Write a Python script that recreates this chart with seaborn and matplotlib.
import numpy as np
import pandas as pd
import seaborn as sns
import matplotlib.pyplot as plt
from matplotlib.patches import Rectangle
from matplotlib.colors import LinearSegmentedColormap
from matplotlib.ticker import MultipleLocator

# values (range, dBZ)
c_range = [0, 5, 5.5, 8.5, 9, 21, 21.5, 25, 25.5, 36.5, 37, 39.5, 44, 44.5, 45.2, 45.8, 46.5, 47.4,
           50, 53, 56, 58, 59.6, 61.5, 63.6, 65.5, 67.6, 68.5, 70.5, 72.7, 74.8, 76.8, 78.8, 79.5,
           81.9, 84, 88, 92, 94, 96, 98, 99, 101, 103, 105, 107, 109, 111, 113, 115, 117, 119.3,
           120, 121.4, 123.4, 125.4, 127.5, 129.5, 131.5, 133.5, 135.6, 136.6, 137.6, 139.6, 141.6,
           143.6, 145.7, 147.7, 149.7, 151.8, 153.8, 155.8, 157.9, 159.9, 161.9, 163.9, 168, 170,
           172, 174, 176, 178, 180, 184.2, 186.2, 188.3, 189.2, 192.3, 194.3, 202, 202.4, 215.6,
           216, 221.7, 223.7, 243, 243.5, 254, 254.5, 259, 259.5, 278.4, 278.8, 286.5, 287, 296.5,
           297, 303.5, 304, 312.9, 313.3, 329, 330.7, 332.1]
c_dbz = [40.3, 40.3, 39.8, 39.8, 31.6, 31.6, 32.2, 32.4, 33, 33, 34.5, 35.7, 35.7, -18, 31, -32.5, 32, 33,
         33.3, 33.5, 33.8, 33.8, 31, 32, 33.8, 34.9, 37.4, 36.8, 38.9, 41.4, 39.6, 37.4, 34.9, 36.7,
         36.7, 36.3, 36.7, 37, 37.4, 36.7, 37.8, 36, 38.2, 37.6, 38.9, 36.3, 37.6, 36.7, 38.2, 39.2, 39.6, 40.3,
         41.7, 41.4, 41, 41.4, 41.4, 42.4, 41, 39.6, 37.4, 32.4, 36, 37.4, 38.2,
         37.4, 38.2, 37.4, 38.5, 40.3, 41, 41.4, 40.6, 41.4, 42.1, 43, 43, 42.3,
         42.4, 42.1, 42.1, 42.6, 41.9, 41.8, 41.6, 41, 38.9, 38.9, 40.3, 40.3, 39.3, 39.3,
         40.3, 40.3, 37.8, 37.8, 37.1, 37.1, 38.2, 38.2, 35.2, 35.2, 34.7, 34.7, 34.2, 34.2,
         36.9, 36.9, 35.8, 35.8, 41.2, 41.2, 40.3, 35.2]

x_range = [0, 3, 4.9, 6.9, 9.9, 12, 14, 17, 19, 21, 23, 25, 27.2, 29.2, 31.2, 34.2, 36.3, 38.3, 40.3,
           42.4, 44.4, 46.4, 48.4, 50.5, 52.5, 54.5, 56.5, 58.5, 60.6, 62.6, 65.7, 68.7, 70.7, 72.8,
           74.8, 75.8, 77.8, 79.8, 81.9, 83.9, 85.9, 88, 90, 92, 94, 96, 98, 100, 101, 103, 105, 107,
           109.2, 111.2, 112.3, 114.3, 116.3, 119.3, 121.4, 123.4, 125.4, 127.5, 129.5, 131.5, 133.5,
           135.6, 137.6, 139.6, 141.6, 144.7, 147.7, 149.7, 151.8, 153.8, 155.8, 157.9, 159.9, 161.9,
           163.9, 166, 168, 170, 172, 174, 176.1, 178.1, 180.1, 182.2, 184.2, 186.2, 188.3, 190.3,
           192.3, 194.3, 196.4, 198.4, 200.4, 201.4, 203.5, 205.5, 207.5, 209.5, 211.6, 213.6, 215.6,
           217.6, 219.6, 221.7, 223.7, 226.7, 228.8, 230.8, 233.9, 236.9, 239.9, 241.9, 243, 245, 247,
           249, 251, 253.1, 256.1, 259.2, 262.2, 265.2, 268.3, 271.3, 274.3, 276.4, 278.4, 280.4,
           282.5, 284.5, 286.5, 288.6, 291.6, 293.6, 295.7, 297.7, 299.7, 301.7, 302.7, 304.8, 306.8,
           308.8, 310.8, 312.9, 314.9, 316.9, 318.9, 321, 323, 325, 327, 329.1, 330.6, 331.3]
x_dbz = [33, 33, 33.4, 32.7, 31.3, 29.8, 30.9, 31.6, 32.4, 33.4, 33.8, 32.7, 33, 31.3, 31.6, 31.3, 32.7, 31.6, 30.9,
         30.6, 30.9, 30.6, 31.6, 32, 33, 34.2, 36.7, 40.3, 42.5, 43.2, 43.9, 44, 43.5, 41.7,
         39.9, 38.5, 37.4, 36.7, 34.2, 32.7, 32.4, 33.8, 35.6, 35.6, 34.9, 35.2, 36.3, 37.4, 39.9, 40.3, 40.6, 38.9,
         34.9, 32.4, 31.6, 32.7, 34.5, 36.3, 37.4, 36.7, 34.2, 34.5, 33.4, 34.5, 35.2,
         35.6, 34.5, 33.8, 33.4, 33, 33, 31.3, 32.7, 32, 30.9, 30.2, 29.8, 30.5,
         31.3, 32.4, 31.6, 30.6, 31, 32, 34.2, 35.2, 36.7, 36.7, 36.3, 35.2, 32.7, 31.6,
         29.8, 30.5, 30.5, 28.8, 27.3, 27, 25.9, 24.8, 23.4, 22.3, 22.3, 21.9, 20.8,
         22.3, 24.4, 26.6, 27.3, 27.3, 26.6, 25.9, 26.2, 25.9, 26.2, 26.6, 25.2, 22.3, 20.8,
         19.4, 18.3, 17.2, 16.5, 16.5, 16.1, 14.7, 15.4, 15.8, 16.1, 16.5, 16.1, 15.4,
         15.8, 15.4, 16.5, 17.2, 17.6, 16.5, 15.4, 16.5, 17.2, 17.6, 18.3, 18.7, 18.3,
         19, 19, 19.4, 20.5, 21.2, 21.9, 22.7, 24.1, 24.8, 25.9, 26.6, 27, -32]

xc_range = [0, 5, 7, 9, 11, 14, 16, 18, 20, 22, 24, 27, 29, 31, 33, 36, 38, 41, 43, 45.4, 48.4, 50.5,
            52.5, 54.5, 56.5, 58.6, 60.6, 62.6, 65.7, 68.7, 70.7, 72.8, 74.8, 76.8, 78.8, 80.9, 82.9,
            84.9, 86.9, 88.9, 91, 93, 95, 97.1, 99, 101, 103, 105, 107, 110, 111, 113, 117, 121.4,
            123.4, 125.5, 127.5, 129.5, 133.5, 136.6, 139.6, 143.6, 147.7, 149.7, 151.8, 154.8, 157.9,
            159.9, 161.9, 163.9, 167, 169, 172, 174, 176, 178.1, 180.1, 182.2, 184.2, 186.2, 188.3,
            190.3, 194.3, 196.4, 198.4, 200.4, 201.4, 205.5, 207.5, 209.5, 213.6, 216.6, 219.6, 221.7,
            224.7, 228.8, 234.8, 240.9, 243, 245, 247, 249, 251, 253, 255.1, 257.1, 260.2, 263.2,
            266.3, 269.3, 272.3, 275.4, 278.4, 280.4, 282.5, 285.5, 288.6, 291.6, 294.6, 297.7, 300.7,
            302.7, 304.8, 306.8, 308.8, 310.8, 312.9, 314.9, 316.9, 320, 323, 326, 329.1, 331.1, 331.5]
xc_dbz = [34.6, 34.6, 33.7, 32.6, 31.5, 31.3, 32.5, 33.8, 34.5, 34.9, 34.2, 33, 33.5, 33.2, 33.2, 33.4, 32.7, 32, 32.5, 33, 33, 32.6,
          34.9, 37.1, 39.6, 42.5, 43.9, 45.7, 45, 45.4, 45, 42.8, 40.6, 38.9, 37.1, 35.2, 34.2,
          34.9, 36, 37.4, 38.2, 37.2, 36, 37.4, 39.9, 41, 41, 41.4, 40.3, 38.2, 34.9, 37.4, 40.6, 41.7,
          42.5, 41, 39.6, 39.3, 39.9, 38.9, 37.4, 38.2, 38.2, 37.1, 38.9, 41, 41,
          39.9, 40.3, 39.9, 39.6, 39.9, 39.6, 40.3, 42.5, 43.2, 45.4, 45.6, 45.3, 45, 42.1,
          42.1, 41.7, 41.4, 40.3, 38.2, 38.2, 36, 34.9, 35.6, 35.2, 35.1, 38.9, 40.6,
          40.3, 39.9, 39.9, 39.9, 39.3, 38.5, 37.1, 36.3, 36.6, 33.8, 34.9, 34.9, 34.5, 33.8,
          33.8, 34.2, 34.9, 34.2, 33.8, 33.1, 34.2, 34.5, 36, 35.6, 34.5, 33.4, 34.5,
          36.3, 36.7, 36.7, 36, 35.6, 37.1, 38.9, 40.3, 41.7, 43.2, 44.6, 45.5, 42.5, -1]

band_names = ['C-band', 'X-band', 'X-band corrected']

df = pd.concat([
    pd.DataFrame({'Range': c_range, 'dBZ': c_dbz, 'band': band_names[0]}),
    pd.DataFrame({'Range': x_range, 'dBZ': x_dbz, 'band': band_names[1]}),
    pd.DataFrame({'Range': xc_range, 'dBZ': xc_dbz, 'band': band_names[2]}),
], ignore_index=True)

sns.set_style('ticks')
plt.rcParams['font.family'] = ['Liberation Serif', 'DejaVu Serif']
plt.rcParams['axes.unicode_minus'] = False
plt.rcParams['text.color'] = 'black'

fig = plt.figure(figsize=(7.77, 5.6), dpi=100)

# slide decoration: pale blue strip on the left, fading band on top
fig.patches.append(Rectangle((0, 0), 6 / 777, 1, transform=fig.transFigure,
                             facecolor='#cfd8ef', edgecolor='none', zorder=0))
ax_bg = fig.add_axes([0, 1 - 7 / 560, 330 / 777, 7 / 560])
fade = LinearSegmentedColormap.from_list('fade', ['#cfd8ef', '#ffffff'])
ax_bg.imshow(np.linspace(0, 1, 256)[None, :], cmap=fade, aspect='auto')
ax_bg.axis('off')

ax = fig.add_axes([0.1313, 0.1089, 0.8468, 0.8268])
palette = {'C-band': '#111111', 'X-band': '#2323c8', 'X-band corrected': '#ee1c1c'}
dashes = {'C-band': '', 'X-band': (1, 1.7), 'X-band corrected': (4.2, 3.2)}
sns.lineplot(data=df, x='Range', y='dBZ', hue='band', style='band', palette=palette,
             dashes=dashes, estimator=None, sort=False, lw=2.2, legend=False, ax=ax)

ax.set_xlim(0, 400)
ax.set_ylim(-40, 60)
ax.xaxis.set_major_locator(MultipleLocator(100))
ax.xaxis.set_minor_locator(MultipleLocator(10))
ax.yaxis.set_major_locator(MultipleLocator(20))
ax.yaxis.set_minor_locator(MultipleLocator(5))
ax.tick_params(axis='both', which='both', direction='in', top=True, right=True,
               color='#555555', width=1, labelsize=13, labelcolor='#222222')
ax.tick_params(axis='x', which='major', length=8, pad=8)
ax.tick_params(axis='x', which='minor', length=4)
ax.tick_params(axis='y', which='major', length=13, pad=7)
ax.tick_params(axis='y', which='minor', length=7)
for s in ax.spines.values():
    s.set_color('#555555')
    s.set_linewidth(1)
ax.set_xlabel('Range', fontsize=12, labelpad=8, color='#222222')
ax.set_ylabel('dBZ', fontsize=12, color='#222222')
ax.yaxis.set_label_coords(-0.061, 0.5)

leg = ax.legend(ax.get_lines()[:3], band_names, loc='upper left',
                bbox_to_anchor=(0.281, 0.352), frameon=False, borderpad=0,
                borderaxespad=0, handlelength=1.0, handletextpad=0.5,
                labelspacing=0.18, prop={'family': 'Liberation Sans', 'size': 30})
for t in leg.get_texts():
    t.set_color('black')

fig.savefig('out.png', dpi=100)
# # # #
Copy exactly the lines that run from the first line of the data to the line containing "from matplotlib.ticker import MultipleLocator", please, with both ends included and nothing else.

Exercise answer>
Write a Python script that recreates this chart with seaborn and matplotlib.
import numpy as np
import pandas as pd
import seaborn as sns
import matplotlib.pyplot as plt
from matplotlib.patches import Rectangle
from matplotlib.colors import LinearSegmentedColormap
from matplotlib.ticker import MultipleLocator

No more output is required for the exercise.